You encounter the same problem with zero argument functions. A function on a zer...

Joker_vD · on July 22, 2024

No, you just invoke the function and pass it zero arguments, that's it.

Sure, you can build your whole theoretical framework of computation with only the functions of exactly one argument, and then deal with tuples to fake multi-valued arguments/multiple return values — but you don't have to do that. You may as well start from the functions with arbitrary (natural) number of arguments/return values, it's not that hard.

shiandow · on July 22, 2024

Sure, and passing it zero arguments is exactly what it means to evaluate it on the single value of the unit set.

I mean surely we can agree that a pure function of 0 arguments picks out exactly 1 value, and that a function that accepts n different values (values not arguments) as input returns at most n different results? Why make an exception for n=0?

Your definition of a function of 0 arguments and that of a function over the unit set are identical. Or at least equivalent.

Joker_vD · on July 22, 2024

They're equivalent, but only up to whatever computational substrate one is actually using. You can build functions out of small-step operational semantics of, say, a simplistic imperative register machine with a stack. In this case, a function of 0 arguments and a function of 1 trivial unit argument are visibly different even though their total effect on the state is the same. After all, we're talking about theory of computation and so it better be able to handle computations as they are actually performed at the low level, too.

It's yet another example of "in theory, the theory and the practice are the same; in practice, they're different": I have written a toy functional language that compiles down to C, and unit-removal (e.g. transforming int*()*int into int*int, lowering "fun f() -> whatever = ..." into a "whatever f(void) {...}" etc.) is a genuine optimization. The same, I imagine, would apply to generating raw assembly: you want to special-case handling of unit so that passing it as an argument would not touch %rdi, and assigning a unit to a value should not write any registers, and "case unit_producing_function(...) of -> ... end" actually has no data dependency on the unit_producing_function etc.

lmm · on July 23, 2024

> In this case, a function of 0 arguments and a function of 1 trivial unit argument are visibly different even though their total effect on the state is the same. After all, we're talking about theory of computation and so it better be able to handle computations as they are actually performed at the low level, too.

You don't have to push anything for the unit values on the stack though, their representation doesn't take up any space. Just like if you're passing a big argument (like a large integer, or a struct passed by value) it might take multiple registers or a lot of space in your stack frame, there's no 1:1 correspondence between arguments and stack space.

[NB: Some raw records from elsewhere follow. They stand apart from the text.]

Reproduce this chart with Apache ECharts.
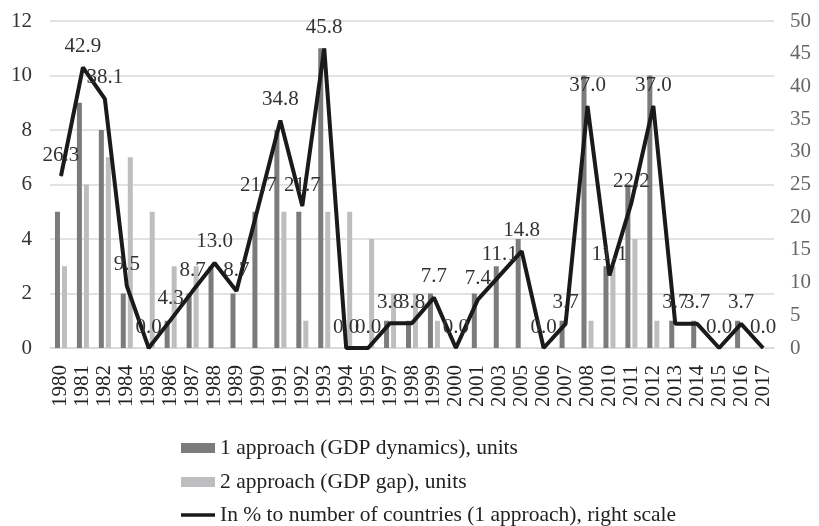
<!DOCTYPE html>
<html><head><meta charset="utf-8">
<script src="https://cdn.jsdelivr.net/npm/echarts@6/dist/echarts.min.js"></script>
<style>html,body{margin:0;padding:0;background:#fff}#c{width:819px;height:526px}</style>
</head><body><div id="c"></div>
<script>
const years = ['1980','1981','1982','1984','1985','1986','1987','1988','1989','1990','1991','1992','1993','1994','1995','1997','1998','1999','2000','2001','2003','2005','2006','2007','2008','2010','2011','2012','2013','2014','2015','2016','2017'];
const approach1 = [5,9,8,2,0,1,2,3,2,5,8,5,11,0,0,1,1,2,0,2,3,4,0,1,10,3,6,10,1,1,0,1,0];
const approach2 = [3,6,7,7,5,3,3,0,0,0,5,1,5,5,4,2,2,1,0,0,0,0,0,0,1,3,4,1,0,0,0,0,0];
const percent = [26.3,42.9,38.1,9.5,0.0,4.3,8.7,13.0,8.7,21.7,34.8,21.7,45.8,0.0,0.0,3.8,3.8,7.7,0.0,7.4,11.1,14.8,0.0,3.7,37.0,11.1,22.2,37.0,3.7,3.7,0.0,3.7,0.0];
const leftTicks = [0,2,4,6,8,10,12];
const rightTicks = [0,5,10,15,20,25,30,35,40,45,50];

const font = 'Liberation Serif';
const names = ['1 approach (GDP dynamics), units', '2 approach (GDP gap), units', 'In % to number of countries (1 approach), right scale'];
const icons = ['rect', 'rect', 'path://M0,0 H34 V3.5 H0 Z'];
const legendTops = [437, 471, 504];
const chart = echarts.init(document.getElementById('c'));
chart.setOption({
  animation: false,
  textStyle: {fontFamily: font},
  grid: {left: 50, right: 45, top: 21, bottom: 178},
  legend: names.map((n, i) => ({
    orient: 'horizontal', left: 181, top: legendTops[i], padding: 0,
    textStyle: {fontFamily: font, fontSize: 21.5, color: '#222'},
    itemWidth: 34, itemHeight: 10,
    data: [{name: n, icon: icons[i]}]
  })),
  xAxis: {
    type: 'category', data: years,
    axisLine: {lineStyle: {color: '#d9d9d9', width: 1.5}},
    axisTick: {show: false},
    axisLabel: {rotate: 90, interval: 0, color: '#222', fontSize: 21, fontFamily: font, margin: 17}
  },
  yAxis: [
    {type: 'value', min: 0, max: 12, interval: 2,
     axisLabel: {color: '#333', fontSize: 21, fontFamily: font, margin: 18},
     splitLine: {lineStyle: {color: '#d9d9d9', width: 1.5}},
     axisLine: {show: false}, axisTick: {show: false}},
    {type: 'value', min: 0, max: 50, interval: 5,
     axisLabel: {color: '#666', fontSize: 21, fontFamily: font, margin: 16},
     splitLine: {show: false}, axisLine: {show: false}, axisTick: {show: false}}
  ],
  series: [
    {name: names[0], type: 'bar', data: approach1,
     barWidth: 5, barGap: '40%', itemStyle: {color: '#7b7b7d'}},
    {name: names[1], type: 'bar', data: approach2,
     barWidth: 5, itemStyle: {color: '#bebec0'}},
    {name: names[2], type: 'line',
     yAxisIndex: 1, data: percent, symbol: 'circle', symbolSize: 1, showSymbol: true,
     lineStyle: {color: '#1a1a1a', width: 4}, itemStyle: {color: '#1a1a1a'},
     label: {show: true, position: 'top', distance: 10, fontSize: 21, fontFamily: font, color: '#333',
       formatter: p => p.value.toFixed(1)}}
  ]
});
</script></body></html>
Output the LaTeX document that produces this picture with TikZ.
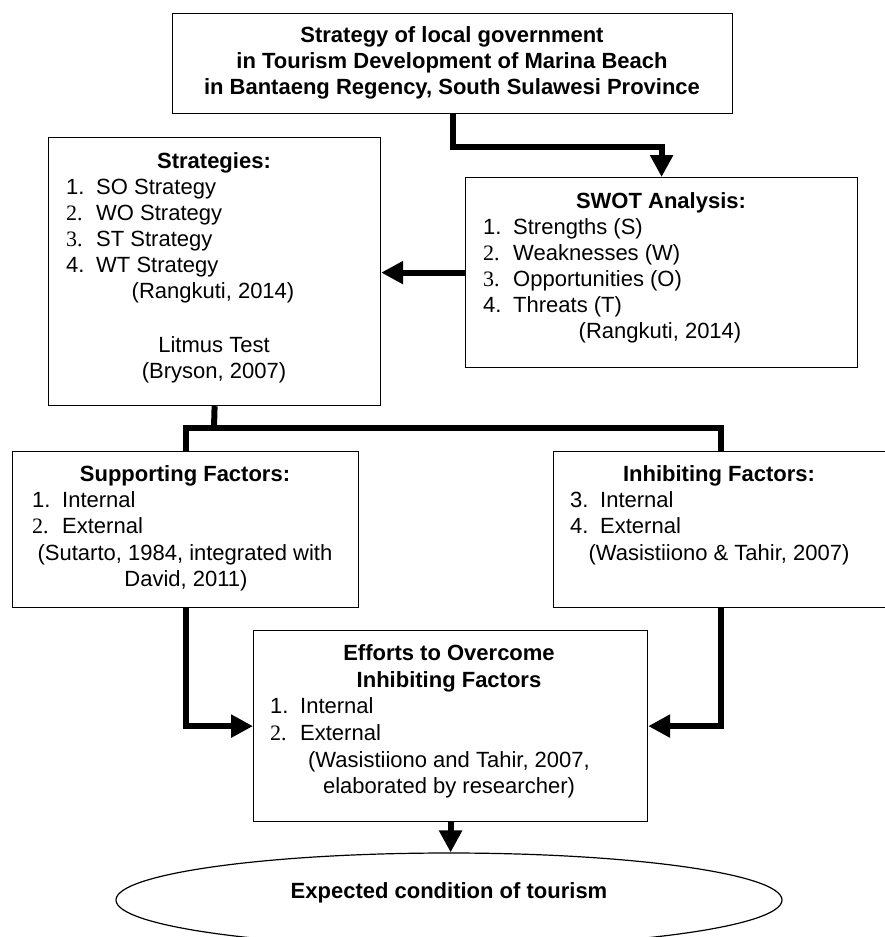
\documentclass[tikz,border=0pt]{standalone}
\usepackage{fontspec}
\setmainfont{Liberation Sans}
\newfontfamily\tnr{Liberation Serif}
\usetikzlibrary{arrows.meta,shapes.geometric}
\newcommand{\litem}[2]{\makebox[30pt][l]{#1}#2}
\tikzset{
  box/.style={draw, line width=1.2pt, inner sep=0pt, anchor=north west},
  lbl/.style={inner sep=0pt, anchor=base west, font=\fontsize{22}{26}\selectfont},
  clbl/.style={inner sep=0pt, anchor=base, font=\fontsize{22}{26}\selectfont},
  blbl/.style={inner sep=0pt, anchor=base, font=\fontsize{22}{26}\selectfont\bfseries},
  conn/.style={line width=6pt, line join=miter},
  arr/.style={line width=6pt, line join=miter, -{Triangle[length=22pt,width=22pt]}},
}
\begin{document}
\begin{tikzpicture}[x=1pt,y=-1pt]
\useasboundingbox (0,0) rectangle (885,937);
\clip (0,0) rectangle (885,937);
\fill[white] (0,0) rectangle (885,937);

% boxes
\node[box, minimum width=560pt, minimum height=100pt] (top) at (172,13) {};
\node[box, minimum width=332pt, minimum height=268pt] (strat) at (48,137) {};
\node[box, minimum width=392pt, minimum height=190pt] (swot) at (465,177) {};
\node[box, minimum width=346pt, minimum height=156pt] (supp) at (12,451) {};
\node[box, minimum width=334pt, minimum height=156pt] (inh) at (553,451) {};
\node[box, minimum width=394pt, minimum height=191pt] (eff) at (253,630) {};
\node[draw, line width=1.2pt, ellipse, inner sep=0pt, minimum width=666pt, minimum height=94pt] (ell) at (449,900) {};

% top box text
\node[blbl] (tt1) at (452,42) {Strategy of local government};
\node[blbl] (tt2) at (452,68) {in Tourism Development of Marina Beach};
\node[blbl] (tt3) at (452,94) {in Bantaeng Regency, South Sulawesi Province};

% strategies
\node[blbl] (s0) at (214,168) {Strategies:};
\node[lbl] (s1) at (66,194) {\litem{1.}{SO Strategy}};
\node[lbl] (s2) at (66,220) {\litem{\tnr 2.}{WO Strategy}};
\node[lbl] (s3) at (66,246) {\litem{\tnr 3.}{ST Strategy}};
\node[lbl] (s4) at (66,272) {\litem{4.}{WT Strategy}};
\node[clbl] (s5) at (213,298) {(Rangkuti, 2014)};
\node[clbl] (s6) at (214,352) {Litmus Test};
\node[clbl] (s7) at (214,378) {(Bryson, 2007)};

% swot
\node[blbl] (w0) at (661,208) {SWOT Analysis:};
\node[lbl] (w1) at (483,234) {\litem{1.}{Strengths (S)}};
\node[lbl] (w2) at (483,260) {\litem{\tnr 2.}{Weaknesses (W)}};
\node[lbl] (w3) at (483,286) {\litem{\tnr 3.}{Opportunities (O)}};
\node[lbl] (w4) at (483,312) {\litem{4.}{Threats (T)}};
\node[clbl] (w5) at (660,338) {(Rangkuti, 2014)};

% supporting
\node[blbl] (p0) at (185,481) {Supporting Factors:};
\node[lbl] (p1) at (32,507) {\litem{1.}{Internal}};
\node[lbl] (p2) at (32,533) {\litem{\tnr 2.}{External}};
\node[clbl] (p3) at (185,560) {(Sutarto, 1984, integrated with};
\node[clbl] (p4) at (186,586) {David, 2011)};

% inhibiting
\node[blbl] (i0) at (719,481) {Inhibiting Factors:};
\node[lbl] (i1) at (570,507) {\litem{3.}{Internal}};
\node[lbl] (i2) at (570,533) {\litem{4.}{External}};
\node[clbl] (i3) at (719,560) {(Wasistiiono \& Tahir, 2007)};

% efforts
\node[blbl] (e0) at (449,660) {Efforts to Overcome};
\node[blbl] (e1) at (449,687) {Inhibiting Factors};
\node[lbl] (e2) at (270,713) {\litem{1.}{Internal}};
\node[lbl] (e3) at (270,740) {\litem{\tnr 2.}{External}};
\node[clbl] (e4) at (449,767) {(Wasistiiono and Tahir, 2007,};
\node[clbl] (e5) at (449,793) {elaborated by researcher)};

% ellipse text
\node[blbl] (x0) at (449,898) {Expected condition of tourism};

% connectors
\coordinate (j) at (214,428);
\draw[arr] (top.south) -- ++(0,33) -| (swot.north);
\draw[arr] (swot.west) -- (strat.east |- swot.west);
\draw[conn] (strat.south) -- (j);
\draw[conn] (supp.north) |- (j) -| (inh.north);
\draw[arr] (supp.south) |- (eff.west);
\draw[arr] (inh.south) |- (eff.east);
\draw[arr] (eff.south) -- (eff.south |- ell.north);
\end{tikzpicture}
\end{document}
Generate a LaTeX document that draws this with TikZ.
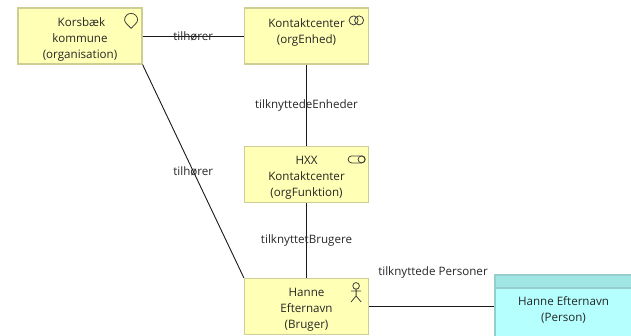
\documentclass[tikz,border=0pt]{standalone}
\usepackage{fontspec}
\setmainfont{Open Sans}
\usepackage{xcolor}
\usepackage{tikz}
\usetikzlibrary{calc, positioning}
\definecolor{orgyellow}{RGB}{255, 255, 181}
\definecolor{orgborder}{RGB}{205, 205, 150}
\definecolor{personcyan}{RGB}{181, 255, 255}
\definecolor{personhead}{RGB}{160, 230, 228}
\definecolor{personborder}{RGB}{150, 205, 205}
\newcommand{\topline}[1][15pt]{\rule{0pt}{#1}}
\tikzset{
    orgnode/.style = {draw=orgborder, fill=orgyellow, rectangle, line width=1.2pt, minimum width=124pt, 
      minimum height=56pt, inner sep = 0pt, node distance=0em},
    personnode/.style = {draw=personborder, fill=personcyan, rectangle, line width=1.2pt, minimum width=137pt, 
      minimum height=64pt, inner sep = 0pt, node distance=0em},
    headnode/.style = {draw=personborder, fill=personhead, rectangle, line width=1.2pt, minimum width=137pt, 
      minimum height=13pt, inner sep = 0pt},
    textnode/.style  = {draw=none, fill=none, rectangle, inner sep = 0pt, node distance=0em},
    connect/.style = {black!90, line width=0.9pt},
    icon/.style = {black!75, line width=0.8pt},
    every text node part/.style={align=center},
    every node/.append style={font=\fontsize{11.6}{16}\selectfont, text=black!85}
}

\begin{document}
\begin{tikzpicture}[x=1pt, y=1pt]
    \useasboundingbox (0,0) rectangle (631,-335);

    \node[orgnode, name=Korsbaek] at (80,-36) {\topline[16pt] Korsbæk\\kommune\\(organisation)};
    \node[orgnode, name=Kontakt, right of=Korsbaek, xshift=226.5pt] {\topline Kontaktcenter\\(orgEnhed)\\~};
    \node[orgnode, name=HXX, below of=Kontakt, yshift=-138.5pt] {\topline HXX\\Kontaktcenter\\(orgFunktion)};
    \node[orgnode, name=Hanne, below of=HXX, yshift=-132pt] {\topline Hanne\\Efternavn\\(Bruger)};
    \node[personnode, name=Person, right of=Hanne, xshift=257pt, yshift=-0.5pt] {\topline Hanne Efternavn\\(Person)};
    \node[headnode, name=PersonHead, anchor=north] at (Person.north) {};

    \draw[connect] (Korsbaek) edge node[textnode] {tilhører} (Kontakt);
    \draw[connect] (Korsbaek.south east) edge node[textnode] {tilhører} (Hanne.north west);
    \draw[connect] (Kontakt) edge node[textnode] {tilknyttedeEnheder} (HXX);
    \draw[connect] (HXX) edge node[textnode] {tilknyttetBrugere} (Hanne);
    \draw[connect] (Hanne.east) edge (Hanne.east -| Person.west);
    \node[textnode, name=PersonLabel, right of=Hanne, xshift=126.5pt, yshift=34pt] {tilknyttede Personer};

    % icons
    \draw[icon, shift={(Korsbaek.north east)}] (-11.5,-21) .. controls (-14,-18) and (-18,-15.5) .. (-18,-12.5) 
      arc[start angle=180, end angle=0, radius=6.5] .. controls (-5,-15.5) and (-9,-18) .. (-11.5,-21);
    \draw[icon, shift={(Kontakt.north east)}] (-15.5,-13) circle (4.5pt) (-10,-13) circle (4.5pt);
    \draw[icon, rounded corners=3.5pt, shift={(HXX.north east)}] (-21,-10) rectangle (-4,-17);
    \draw[icon, shift={(HXX.north east)}] (-7.5,-13.5) circle (3.5pt);
    \draw[icon, shift={(Hanne.north east)}] (-13,-8) circle (3.3pt) (-13,-11.3) -- (-13,-18) 
      (-18,-13) -- (-8,-13) (-18,-24) -- (-13,-18) -- (-8,-24);
\end{tikzpicture}
\end{document}
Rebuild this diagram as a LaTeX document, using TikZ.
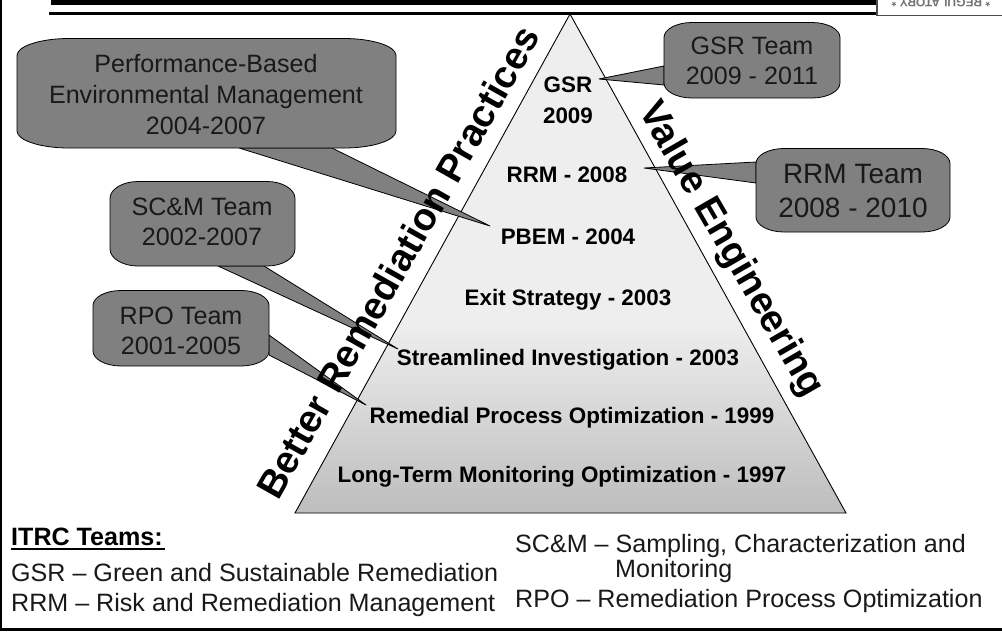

> you want to special-case handling of unit so that passing it as an argument would not touch %rdi, and assigning a unit to a value should not write any registers

This shouldn't need to be a special case though. For each datatype you have a way of mapping it to/from some number of registers, and for the unit type that number of registers is 0 and that mapping is a no-op.

Joker_vD · on July 23, 2024

> their representation doesn't take up any space.

One of the way to represent them doesn't take up any space. But if you want to e.g. have a generic function of e.g. (T,U,V) -> V type (that is, with no monomorphization in your compiler) then either your units have to take space (otherwise the layout of (unit,int,bool) is different from (int,int,bool) and the same), or you'll have to pass around type descriptors when invoking generic functions. Which many, many implementors of static languages rather wouldn't do unless absolutely necessary.

lmm · on July 23, 2024

> if you want to e.g. have a generic function of e.g. (T,U,V) -> V type (that is, with no monomorphization in your compiler) then either your units have to take space (otherwise the layout of (unit,int,bool) is different from (int,int,bool) and the same), or you'll have to pass around type descriptors when invoking generic functions.

You have that problem already though surely, as T might be bigger than an int, or want to be passed in a floating-point register, or both.

shiandow · on July 22, 2024

How would one write a 0 bit value into registers?

Joker_vD · on July 22, 2024

Yes, that's the problem you face when you're dealing strictly with functions of a single argument. Still, there are two options: first, it's arguably is already written into the register so you don't need to do anything.

Alternatively, you may instead represent () as a full, 64-bit wide machine word and then map every 64-bit value to mean () so, again, you don't actually need to write anything: all registers contain a valid representation of () at all times. This is similar to how we usually represent booleans: 0 is mapped to mean False, and everything else is mapped to mean True, although in this case we sometimes do need to rematerialize some definite value into the register of choice.

In any case, it's mostly just a matter of correctly writing the constant materializer; but if you adopt multi-argument/multi-valued functions you simply never encounter this problem:

    for arg, place in zip(arg_list, arg_places):
        load(arg, place)
    invoke(fun, kont)

    for val, place in zip(ret_values, ret_places):
        load(val, place)
    kontinue(kont)

Notice how degenerate loops simply disappear with no additional handling.

lmm · on July 23, 2024

> if you adopt multi-argument/multi-valued functions you simply never encounter this problem

Sure. If you have multiple return then unit values become a lot less important because you can just have a function that returns 0 values. But most languages, especially C-like languages, do not have multiple return.